Your task is to write out only the lines running from the line with "Clone this chart in Plotly." to the line with "import plotly.graph_objects as go", both ends kept, with no images.

** start **

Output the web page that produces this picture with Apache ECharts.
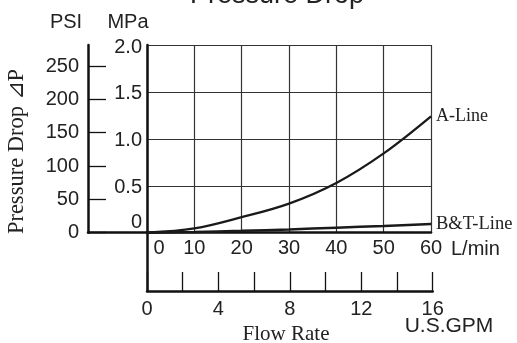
<!DOCTYPE html>
<html>
<head>
<meta charset="utf-8">
<script src="https://cdn.jsdelivr.net/npm/echarts@6/dist/echarts.min.js"></script>
<style>html,body{margin:0;padding:0;background:#fff;}#c{width:517px;height:343px;}</style>
</head>
<body>
<div id="c"></div>
<script>
// Data
var FLOW_LMIN = [0, 10, 20, 30, 40, 50, 60];
var A_LINE_MPA = [0, 0.045, 0.165, 0.31, 0.53, 0.845, 1.24];
var BT_LINE_MPA = [0, 0.008, 0.02, 0.035, 0.053, 0.072, 0.093];
var PSI_TICKS = [0, 50, 100, 150, 200, 250];
var MPA_TICKS = [0, 0.5, 1.0, 1.5, 2.0];
var GPM_LABELS = [0, 4, 8, 12, 16];
var SERIES_NAMES = ['A-Line', 'B&T-Line'];

var SANS = '"Liberation Sans", Arial, Helvetica, sans-serif';
var SERIF = '"Liberation Serif", "Times New Roman", "DejaVu Serif", serif';
var INK = '#1a1a1a';
var GRIDC = '#333';

function pairs(xs, ys) { return xs.map(function (x, i) { return [x, ys[i]]; }); }

var chart = echarts.init(document.getElementById('c'), null, { renderer: 'canvas' });

var axisLineStyle = { show: true, onZero: false, lineStyle: { color: '#111', width: 2.5 } };

var option = {
  animation: false,
  backgroundColor: '#fff',
  grid: [
    { left: 147, top: 45, width: 284, height: 187.7 },
    { left: 147, top: 232.7, width: 285.7, height: 58.3 },
    { left: 88, top: 45, width: 59, height: 187.7 }
  ],
  xAxis: [
    {
      gridIndex: 0, type: 'value', min: 0, max: 60, interval: 10,
      axisLine: axisLineStyle, axisTick: { show: false },
      axisLabel: {
        margin: 6, fontSize: 20, fontFamily: SANS, color: '#222',
        formatter: function (v) { return v === 0 ? '{z|0}' : String(v); },
        rich: { z: { fontSize: 20, fontFamily: SANS, color: '#222', padding: [0, 0, 0, 24] } }
      },
      splitLine: { show: true, lineStyle: { color: GRIDC, width: 1.2 } },
      name: 'L/min', nameLocation: 'end', nameGap: 20,
      nameTextStyle: { fontSize: 20, fontFamily: SANS, color: '#222', verticalAlign: 'top', padding: [7, 0, 0, 0] }
    },
    {
      gridIndex: 1, type: 'value', min: 0, max: 16, interval: 2, position: 'bottom',
      axisLine: axisLineStyle,
      axisTick: { show: true, inside: true, length: 19, lineStyle: { color: '#111', width: 1.3 } },
      axisLabel: {
        margin: 8, fontSize: 20, fontFamily: SANS, color: '#222',
        formatter: function (v) { return GPM_LABELS.indexOf(v) >= 0 ? String(v) : ''; }
      },
      splitLine: { show: false }
    },
    {
      gridIndex: 2, type: 'value', min: 0, max: 1, position: 'bottom',
      axisLine: axisLineStyle, axisTick: { show: false }, axisLabel: { show: false }, splitLine: { show: false }
    }
  ],
  yAxis: [
    {
      gridIndex: 0, type: 'value', min: 0, max: 2, interval: 0.5,
      axisLine: axisLineStyle, axisTick: { show: false },
      axisLabel: {
        margin: 5, fontSize: 20, fontFamily: SANS, color: '#222',
        formatter: function (v) { return v === 0 ? '{z|0}' : '{n|' + v.toFixed(1) + '}'; },
        rich: {
          z: { fontSize: 20, fontFamily: SANS, color: '#222', padding: [0, 0, 20, 0] },
          n: { fontSize: 20, fontFamily: SANS, color: '#222', padding: [4, 0, 0, 0] }
        }
      },
      splitLine: { show: true, lineStyle: { color: GRIDC, width: 1.2 } }
    },
    {
      gridIndex: 1, type: 'value', min: 0, max: 1,
      axisLine: axisLineStyle, axisTick: { show: false }, axisLabel: { show: false }, splitLine: { show: false }
    },
    {
      gridIndex: 2, type: 'value', min: 0, max: 281.5,
      axisLine: axisLineStyle,
      axisTick: { show: true, inside: true, length: 18, customValues: PSI_TICKS, lineStyle: { color: '#111', width: 1.3 } },
      axisLabel: { margin: 9, fontSize: 20, fontFamily: SANS, color: '#222', customValues: PSI_TICKS },
      splitLine: { show: false }
    }
  ],
  series: [
    {
      name: SERIES_NAMES[0], type: 'line', xAxisIndex: 0, yAxisIndex: 0,
      data: pairs(FLOW_LMIN, A_LINE_MPA), smooth: 0.35,
      showSymbol: false, symbol: 'none', lineStyle: { color: INK, width: 2.3 },
      endLabel: { show: true, formatter: SERIES_NAMES[0], distance: 5, fontSize: 18, fontFamily: SERIF, color: '#222' }
    },
    {
      name: SERIES_NAMES[1], type: 'line', xAxisIndex: 0, yAxisIndex: 0,
      data: pairs(FLOW_LMIN, BT_LINE_MPA), smooth: 0.35,
      showSymbol: false, symbol: 'none', lineStyle: { color: INK, width: 2.5 },
      endLabel: { show: true, formatter: SERIES_NAMES[1], distance: 5, fontSize: 18.5, fontFamily: SERIF, color: '#222' }
    }
  ],
  graphic: [
    { type: 'text', x: 277, y: -4.5, style: { text: 'Pressure Drop', font: '27px ' + SANS, fill: '#222', textAlign: 'center', textVerticalAlign: 'middle' } },
    { type: 'text', x: 66, y: 22, style: { text: 'PSI', font: '20px ' + SANS, fill: '#222', textAlign: 'center', textVerticalAlign: 'middle' } },
    { type: 'text', x: 128, y: 22, style: { text: 'MPa', font: '20px ' + SANS, fill: '#222', textAlign: 'center', textVerticalAlign: 'middle' } },
    { type: 'text', x: 17, y: 151.5, rotation: Math.PI / 2, style: { text: 'Pressure Drop ⊿P', font: '22.5px ' + SERIF, fill: '#222', textAlign: 'center', textVerticalAlign: 'middle' } },
    { type: 'text', x: 286, y: 334, style: { text: 'Flow Rate', font: '21px ' + SERIF, fill: '#222', textAlign: 'center', textVerticalAlign: 'middle' } },
    { type: 'text', x: 449, y: 326.5, style: { text: 'U.S.GPM', font: '21px ' + SANS, fill: '#222', textAlign: 'center', textVerticalAlign: 'middle' } }
  ]
};
chart.setOption(option);
</script>
</body>
</html>
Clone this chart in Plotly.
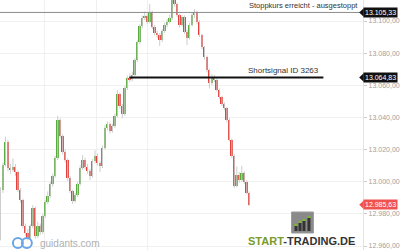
import plotly.graph_objects as go

# ---- data ----
opens = [12965.0, 12994.8, 13010.4, 13024.7, 13008.5, 13007.3, 13009.2, 13006.0, 12994.8, 12988.6,
         12972.4, 12968.1, 12965.0, 12972.4, 12983.6, 12966.2, 12972.4, 12968.7, 12978.7, 12987.4,
         12991.1, 12998.6, 13003.5, 13014.8, 13038.4, 13028.4, 13018.5, 13013.5, 13002.3, 12994.2,
         12988.0, 12991.7, 12998.6, 13008.5, 13013.5, 13009.2, 13006.7, 13003.5, 13012.9, 13016.0,
         13011.6, 13009.8, 13021.0, 13033.4, 13035.9, 13031.6, 13034.7, 13040.9, 13054.6, 13047.1,
         13042.1, 13058.3, 13064.5, 13063.9, 13066.4, 13075.7, 13086.9, 13096.9, 13101.9, 13103.1,
         13099.4, 13105.6, 13096.3, 13092.5, 13091.3, 13088.2, 13093.8, 13097.5, 13099.4, 13101.9,
         13114.3, 13110.6, 13103.7, 13097.5, 13102.5, 13093.2, 13089.4, 13097.5, 13103.7, 13105.6,
         13099.4, 13091.3, 13083.8, 13077.6, 13069.5, 13061.4, 13065.2, 13063.3, 13057.1, 13052.7,
         13048.4, 13045.9, 13038.4, 13026.0, 13016.0, 12997.3, 13004.2, 13001.1, 13005.4, 12999.8,
         12993.0]
highs = [12996.5, 13012.0, 13028.0, 13026.0, 13011.0, 13014.5, 13011.0, 13007.0, 12996.0, 12989.5,
         12974.0, 12970.5, 12973.5, 12985.5, 12984.5, 12975.0, 12974.0, 12980.0, 12988.5, 12994.0,
         13000.0, 13005.0, 13016.0, 13041.0, 13039.5, 13029.5, 13020.0, 13014.5, 13003.5, 12995.0,
         12993.0, 13000.0, 13010.0, 13016.5, 13015.0, 13011.0, 13008.0, 13014.0, 13019.5, 13017.5,
         13013.0, 13022.5, 13035.0, 13037.5, 13037.0, 13036.0, 13042.5, 13057.0, 13055.5, 13048.5,
         13059.5, 13066.0, 13067.5, 13068.5, 13077.0, 13088.0, 13098.0, 13103.5, 13106.0, 13104.5,
         13110.5, 13106.5, 13097.5, 13094.0, 13092.5, 13095.0, 13099.0, 13101.0, 13104.0, 13116.0,
         13115.5, 13111.5, 13104.5, 13103.5, 13103.5, 13094.5, 13099.0, 13105.0, 13107.5, 13106.5,
         13100.5, 13092.0, 13084.5, 13078.5, 13070.5, 13067.0, 13066.5, 13064.5, 13058.0, 13053.5,
         13049.5, 13046.5, 13039.5, 13027.0, 13017.0, 13009.5, 13006.0, 13010.0, 13006.5, 13001.0,
         12994.0]
lows = [12963.5, 12993.0, 13009.5, 13006.5, 13005.0, 13006.0, 13003.5, 12993.5, 12987.0, 12971.0,
        12966.5, 12963.5, 12964.0, 12971.0, 12964.5, 12965.0, 12967.0, 12967.5, 12977.5, 12986.0,
        12990.0, 12997.0, 13002.5, 13013.5, 13027.0, 13017.0, 13012.0, 13000.5, 12993.0, 12986.0,
        12987.0, 12990.5, 12997.5, 13007.5, 13007.5, 13005.0, 13001.0, 13002.5, 13011.5, 13010.0,
        13006.0, 13008.5, 13020.0, 13032.0, 13030.0, 13030.5, 13033.5, 13040.0, 13045.5, 13039.5,
        13041.0, 13057.0, 13062.0, 13062.5, 13065.5, 13074.5, 13085.5, 13095.5, 13100.5, 13098.0,
        13098.5, 13095.0, 13091.0, 13089.5, 13084.5, 13087.0, 13092.5, 13096.0, 13098.5, 13100.5,
        13109.0, 13102.5, 13096.0, 13096.5, 13092.0, 13085.0, 13088.5, 13096.5, 13102.0, 13098.0,
        13090.0, 13082.5, 13076.0, 13068.0, 13058.0, 13060.0, 13062.0, 13056.0, 13051.5, 13047.0,
        13044.5, 13037.0, 13025.0, 13014.5, 12996.0, 12996.5, 12999.5, 13000.0, 12998.5, 12992.0,
        12985.0]
closes = [12994.8, 13010.4, 13024.7, 13008.5, 13007.3, 13009.2, 13006.0, 12994.8, 12988.6, 12972.4,
          12968.1, 12965.0, 12972.4, 12983.6, 12966.2, 12972.4, 12968.7, 12978.7, 12987.4, 12991.1,
          12998.6, 13003.5, 13014.8, 13038.4, 13028.4, 13018.5, 13013.5, 13002.3, 12994.2, 12988.0,
          12991.7, 12998.6, 13008.5, 13013.5, 13009.2, 13006.7, 13003.5, 13012.9, 13016.0, 13011.6,
          13009.8, 13021.0, 13033.4, 13035.9, 13031.6, 13034.7, 13040.9, 13054.6, 13047.1, 13042.1,
          13058.3, 13064.5, 13063.9, 13066.4, 13075.7, 13086.9, 13096.9, 13101.9, 13103.1, 13099.4,
          13105.6, 13096.3, 13092.5, 13091.3, 13088.2, 13093.8, 13097.5, 13099.4, 13101.9, 13114.3,
          13110.6, 13103.7, 13097.5, 13102.5, 13093.2, 13089.4, 13097.5, 13103.7, 13105.6, 13099.4,
          13091.3, 13083.8, 13077.6, 13069.5, 13061.4, 13065.2, 13063.3, 13057.1, 13052.7, 13048.4,
          13045.9, 13038.4, 13026.0, 13016.0, 12997.3, 13004.2, 13001.1, 13005.4, 12999.8, 12993.0,
          12985.63]

y_ticks = [12960, 12980, 13000, 13020, 13040, 13060, 13080, 13100]
y_tick_labels = ["12.960,00", "12.980,00", "13.000,00", "13.020,00",
                 "13.040,00", "13.060,00", "13.080,00", "13.100,00"]
x_grid = [17.8, 38.6, 59.0]

stop_level = 13105.33
stop_label = "13.105,33"
stop_text = "Stoppkurs erreicht - ausgestoppt"
signal_level = 13064.83
signal_label = "13.064,83"
signal_text = "Shortsignal ID 3263"
signal_start = 51.8
signal_end = 129.8
last_label = "12.985,63"

GREEN = "#58ab3c"
RED = "#e5403a"
idx = list(range(len(closes)))

# wicks
wx, wy = [], []
for i in idx:
    wx += [i, i, None]
    wy += [lows[i], highs[i], None]

bodies_base = [min(o, c) for o, c in zip(opens, closes)]
bodies_h = [max(abs(c - o), 0.4) for o, c in zip(opens, closes)]
bodies_col = [GREEN if c >= o else RED for o, c in zip(opens, closes)]

fig = go.Figure()
fig.add_trace(go.Scatter(x=wx, y=wy, mode="lines", line=dict(color="#cdcdcd", width=1),
                         hoverinfo="skip", showlegend=False))
fig.add_trace(go.Bar(x=idx, y=bodies_h, base=bodies_base, width=0.75,
                     marker=dict(color=bodies_col, line=dict(width=0)), showlegend=False))

FONT = "Liberation Sans, Arial, sans-serif"
xdom_end = 365 / 400

fig.update_layout(
    width=400, height=250, margin=dict(l=0, r=0, t=0, b=0),
    paper_bgcolor="white", plot_bgcolor="white", bargap=0,
    font=dict(family=FONT),
    xaxis=dict(domain=[0, xdom_end], range=[-0.2, 145.8], tickvals=x_grid, showticklabels=False,
               showgrid=True, gridcolor="#f0f0f0", gridwidth=1, zeroline=False, showline=False, ticks=""),
    yaxis=dict(side="right", range=[12957.51, 13113.07], tickvals=y_ticks, ticktext=y_tick_labels,
               tickfont=dict(size=7, color="#a0a0a0", family=FONT), ticks="outside", ticklen=3,
               tickcolor="#cccccc", showgrid=True, gridcolor="#f0f0f0", zeroline=False,
               showline=True, linecolor="#e4e4e4", linewidth=1),
)

# level lines
fig.add_shape(type="line", xref="paper", yref="y", x0=0, x1=xdom_end, y0=stop_level, y1=stop_level,
              line=dict(color="#8c8c8c", width=1))
fig.add_shape(type="line", xref="x", yref="y", x0=signal_start, x1=signal_end, y0=signal_level,
              y1=signal_level, line=dict(color="#111111", width=2))

fig.add_annotation(xref="paper", yref="y", x=362 / 400, y=stop_level, xanchor="right", yanchor="bottom",
                   text=stop_text, showarrow=False, font=dict(size=7.5, color="#333333"), yshift=0)
fig.add_annotation(xref="x", yref="y", x=signal_end, y=signal_level, xanchor="right", yanchor="bottom",
                   text=signal_text, showarrow=False, font=dict(size=8, color="#333333"), xshift=-2, yshift=1)

# price boxes with pointer
for lvl, lab, col in [(stop_level, stop_label, "#111111"), (signal_level, signal_label, "#111111"),
                      (closes[-1], last_label, "#ef5350")]:
    fig.add_annotation(xref="paper", yref="y", x=xdom_end, y=lvl, xanchor="left", yanchor="middle",
                       text=lab, showarrow=False, bgcolor=col, borderpad=1,
                       font=dict(size=7, color="white"))
    h = 4.2 / 1.6071
    fig.add_shape(type="path", xref="paper", yref="y",
                  path=f"M {361/400},{lvl} L {365.5/400},{lvl + h} L {365.5/400},{lvl - h} Z",
                  fillcolor=col, line=dict(width=0))

# guidants logo
for cx in (18, 27):
    fig.add_shape(type="circle", xref="paper", yref="paper",
                  x0=(cx - 5) / 400, x1=(cx + 5) / 400, y0=1 - 248 / 250, y1=1 - 238 / 250,
                  line=dict(color="#6aa6e6", width=2))
fig.add_annotation(xref="paper", yref="paper", x=38 / 400, y=1 - 243 / 250, xanchor="left", yanchor="middle",
                   text="guidants.com", showarrow=False, font=dict(size=10, color="#b0b0b0"))

# START-TRADING.DE logo
fig.add_shape(type="rect", xref="paper", yref="paper", x0=293 / 400, x1=315 / 400,
              y0=1 - 233 / 250, y1=1 - 212 / 250, fillcolor="#8a8a8a", line=dict(color="#9a9a9a", width=1))
for bx, top in [(296, 224), (300, 221), (304, 219), (309, 216)]:
    fig.add_shape(type="rect", xref="paper", yref="paper", x0=bx / 400, x1=(bx + 3) / 400,
                  y0=1 - 231 / 250, y1=1 - (top + 2) / 250, fillcolor="#333333", line=dict(width=0))
    fig.add_shape(type="rect", xref="paper", yref="paper", x0=bx / 400, x1=(bx + 3) / 400,
                  y0=1 - (top + 2) / 250, y1=1 - top / 250, fillcolor="#7cb82f", line=dict(width=0))
fig.add_annotation(xref="paper", yref="paper", x=303 / 400, y=1 - 241 / 250, xanchor="center", yanchor="middle",
                   text="<b><span style='color:#7a9a2a'>START</span>-TRADING.DE</b>", showarrow=False,
                   font=dict(size=11, color="#333333"))

fig.write_html("out.html")
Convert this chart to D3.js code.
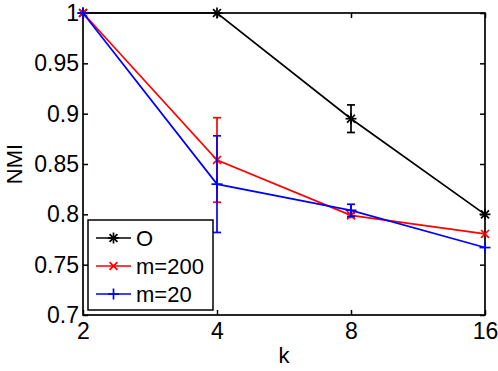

** end **

Written reply:
Clone this chart in Plotly.
import plotly.graph_objects as go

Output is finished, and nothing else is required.